══ Collected material ══

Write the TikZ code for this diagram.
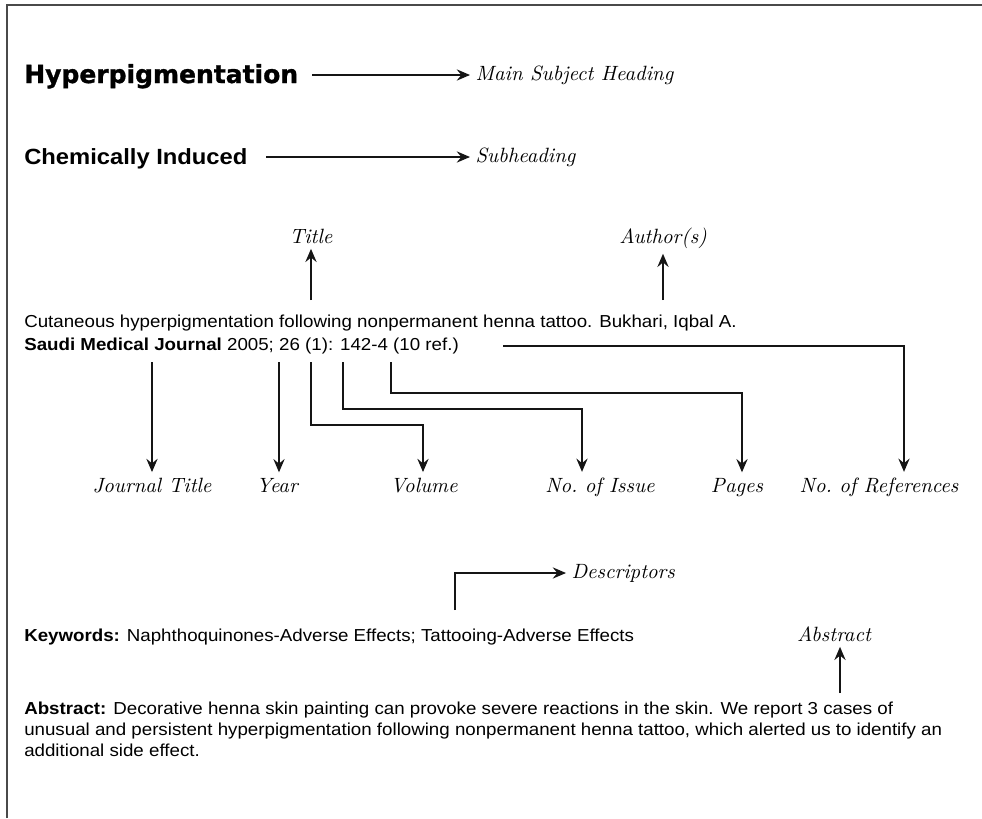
\documentclass[tikz,border=0pt]{standalone}
\usepackage{fontspec}
\setsansfont{Liberation Sans}[FakeStretch=1.08]
\newfontfamily\headfont{DejaVu Sans}[BoldFeatures={FakeBold=1.2}]
\newfontfamily\lblfont{lmroman10-italic}[Extension=.otf]
\usepackage{tikz}
\usetikzlibrary{arrows.meta}
\definecolor{ink}{HTML}{151515}
\definecolor{rule}{HTML}{4A4A4A}

\begin{document}
\begin{tikzpicture}[x=0.75pt,y=-0.75pt,
  lbl/.style={font=\lblfont\frenchspacing\fontsize{15.5}{18}\selectfont, inner sep=4pt},
  body/.style={font=\sffamily\fontsize{13}{15.75}\selectfont, inner sep=0pt, anchor=base west},
  conn/.style={draw=ink, line width=0.9pt, -{Stealth[length=10pt,width=8.5pt,inset=3.5pt]}}]
\useasboundingbox (0,0) rectangle (982,818);
% page frame
\draw[rule, line width=1.5pt] (7,818) -- (7,5) -- (982,5);

% headings
\node[font=\headfont\bfseries\fontsize{18.75}{22}\selectfont, anchor=base west, inner sep=0pt] (mainhead) at (24,83) {Hyperpigmentation};
\node[lbl, anchor=west] (mainlbl) at (470,75) {Main Subject Heading};
\coordinate (mainfrom) at (312,75);
\draw[conn] (mainfrom) -- (mainlbl);

\node[font=\sffamily\bfseries\fontsize{16.5}{19}\selectfont, anchor=base west, inner sep=0pt] (subhead) at (24,164) {Chemically Induced};
\node[lbl, anchor=west] (sublbl) at (470,157) {Subheading};
\coordinate (subfrom) at (266,157);
\draw[conn] (subfrom) -- (sublbl);

% citation
\node[body] (line1) at (24,327) {Cutaneous hyperpigmentation following nonpermanent henna tattoo. Bukhari, Iqbal A.};
\node[body] (line2) at (24,350) {\textbf{Saudi Medical Journal} 2005; 26 (1): 142-4 (10 ref.)};

\node[lbl, anchor=base] (title) at (311,243) {Title};
\node[lbl, anchor=base] (author) at (663,243) {Author(s)};
\coordinate (titlefrom) at (311,300);
\coordinate (authorfrom) at (663,300);
\draw[conn] (titlefrom) -- (title);
\draw[conn] (authorfrom) -- (author);

% parts of the citation
\node[lbl, anchor=base] (jtitle) at (152,492) {Journal Title};
\node[lbl, anchor=base] (year) at (277,492) {Year};
\node[lbl, anchor=base] (volume) at (424,492) {Volume};
\node[lbl, anchor=base] (issue) at (600,492) {No. of Issue};
\node[lbl, anchor=base] (pages) at (737,492) {Pages};
\node[lbl, anchor=base] (refs) at (879,492) {No. of References};

\coordinate (jtfrom) at (152,362);
\coordinate (yearfrom) at (279,362);
\coordinate (volfrom) at (311,362);
\coordinate (issuefrom) at (343,362);
\coordinate (pagesfrom) at (391,362);
\coordinate (reffrom) at (503,346);
\coordinate (volcorner) at (423,425);
\coordinate (issuecorner) at (582,409);
\coordinate (pagescorner) at (742,393);
\coordinate (refcorner) at (904,346);

\draw[conn] (jtfrom) -- (jtfrom |- jtitle.north);
\draw[conn] (yearfrom) -- (yearfrom |- year.north);
\draw[conn] (volfrom) |- (volcorner) -- (volcorner |- volume.north);
\draw[conn] (issuefrom) |- (issuecorner) -- (issuecorner |- issue.north);
\draw[conn] (pagesfrom) |- (pagescorner) -- (pagescorner |- pages.north);
\draw[conn] (reffrom) -- (refcorner) -- (refcorner |- refs.north);

% keywords
\node[lbl, anchor=west] (desc) at (566,573) {Descriptors};
\coordinate (descfrom) at (455,610);
\draw[conn] (descfrom) |- (desc);
\node[body] (keys) at (24,641) {\textbf{Keywords:} Naphthoquinones-Adverse Effects; Tattooing-Adverse Effects};

% abstract
\node[lbl, anchor=base] (abslbl) at (834,641) {Abstract};
\coordinate (absfrom) at (840,693);
\draw[conn] (absfrom) -- (absfrom |- abslbl.south);
\node[body, anchor=north west, align=left] (abstract) at (24,702) {\textbf{Abstract:} Decorative henna skin painting can provoke severe reactions in the skin. We report 3 cases of\\
unusual and persistent hyperpigmentation following nonpermanent henna tattoo, which alerted us to identify an\\
additional side effect.};
\end{tikzpicture}
\end{document}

═══

▸ Given request
Your task is to repeat the material above exactly, without its pictures.

▸ Complete answer
Write the TikZ code for this diagram.
\documentclass[tikz,border=0pt]{standalone}
\usepackage{fontspec}
\setsansfont{Liberation Sans}[FakeStretch=1.08]
\newfontfamily\headfont{DejaVu Sans}[BoldFeatures={FakeBold=1.2}]
\newfontfamily\lblfont{lmroman10-italic}[Extension=.otf]
\usepackage{tikz}
\usetikzlibrary{arrows.meta}
\definecolor{ink}{HTML}{151515}
\definecolor{rule}{HTML}{4A4A4A}

\begin{document}
\begin{tikzpicture}[x=0.75pt,y=-0.75pt,
  lbl/.style={font=\lblfont\frenchspacing\fontsize{15.5}{18}\selectfont, inner sep=4pt},
  body/.style={font=\sffamily\fontsize{13}{15.75}\selectfont, inner sep=0pt, anchor=base west},
  conn/.style={draw=ink, line width=0.9pt, -{Stealth[length=10pt,width=8.5pt,inset=3.5pt]}}]
\useasboundingbox (0,0) rectangle (982,818);
% page frame
\draw[rule, line width=1.5pt] (7,818) -- (7,5) -- (982,5);

% headings
\node[font=\headfont\bfseries\fontsize{18.75}{22}\selectfont, anchor=base west, inner sep=0pt] (mainhead) at (24,83) {Hyperpigmentation};
\node[lbl, anchor=west] (mainlbl) at (470,75) {Main Subject Heading};
\coordinate (mainfrom) at (312,75);
\draw[conn] (mainfrom) -- (mainlbl);

\node[font=\sffamily\bfseries\fontsize{16.5}{19}\selectfont, anchor=base west, inner sep=0pt] (subhead) at (24,164) {Chemically Induced};
\node[lbl, anchor=west] (sublbl) at (470,157) {Subheading};
\coordinate (subfrom) at (266,157);
\draw[conn] (subfrom) -- (sublbl);

% citation
\node[body] (line1) at (24,327) {Cutaneous hyperpigmentation following nonpermanent henna tattoo. Bukhari, Iqbal A.};
\node[body] (line2) at (24,350) {\textbf{Saudi Medical Journal} 2005; 26 (1): 142-4 (10 ref.)};

\node[lbl, anchor=base] (title) at (311,243) {Title};
\node[lbl, anchor=base] (author) at (663,243) {Author(s)};
\coordinate (titlefrom) at (311,300);
\coordinate (authorfrom) at (663,300);
\draw[conn] (titlefrom) -- (title);
\draw[conn] (authorfrom) -- (author);

% parts of the citation
\node[lbl, anchor=base] (jtitle) at (152,492) {Journal Title};
\node[lbl, anchor=base] (year) at (277,492) {Year};
\node[lbl, anchor=base] (volume) at (424,492) {Volume};
\node[lbl, anchor=base] (issue) at (600,492) {No. of Issue};
\node[lbl, anchor=base] (pages) at (737,492) {Pages};
\node[lbl, anchor=base] (refs) at (879,492) {No. of References};

\coordinate (jtfrom) at (152,362);
\coordinate (yearfrom) at (279,362);
\coordinate (volfrom) at (311,362);
\coordinate (issuefrom) at (343,362);
\coordinate (pagesfrom) at (391,362);
\coordinate (reffrom) at (503,346);
\coordinate (volcorner) at (423,425);
\coordinate (issuecorner) at (582,409);
\coordinate (pagescorner) at (742,393);
\coordinate (refcorner) at (904,346);

\draw[conn] (jtfrom) -- (jtfrom |- jtitle.north);
\draw[conn] (yearfrom) -- (yearfrom |- year.north);
\draw[conn] (volfrom) |- (volcorner) -- (volcorner |- volume.north);
\draw[conn] (issuefrom) |- (issuecorner) -- (issuecorner |- issue.north);
\draw[conn] (pagesfrom) |- (pagescorner) -- (pagescorner |- pages.north);
\draw[conn] (reffrom) -- (refcorner) -- (refcorner |- refs.north);

% keywords
\node[lbl, anchor=west] (desc) at (566,573) {Descriptors};
\coordinate (descfrom) at (455,610);
\draw[conn] (descfrom) |- (desc);
\node[body] (keys) at (24,641) {\textbf{Keywords:} Naphthoquinones-Adverse Effects; Tattooing-Adverse Effects};

% abstract
\node[lbl, anchor=base] (abslbl) at (834,641) {Abstract};
\coordinate (absfrom) at (840,693);
\draw[conn] (absfrom) -- (absfrom |- abslbl.south);
\node[body, anchor=north west, align=left] (abstract) at (24,702) {\textbf{Abstract:} Decorative henna skin painting can provoke severe reactions in the skin. We report 3 cases of\\
unusual and persistent hyperpigmentation following nonpermanent henna tattoo, which alerted us to identify an\\
additional side effect.};
\end{tikzpicture}
\end{document}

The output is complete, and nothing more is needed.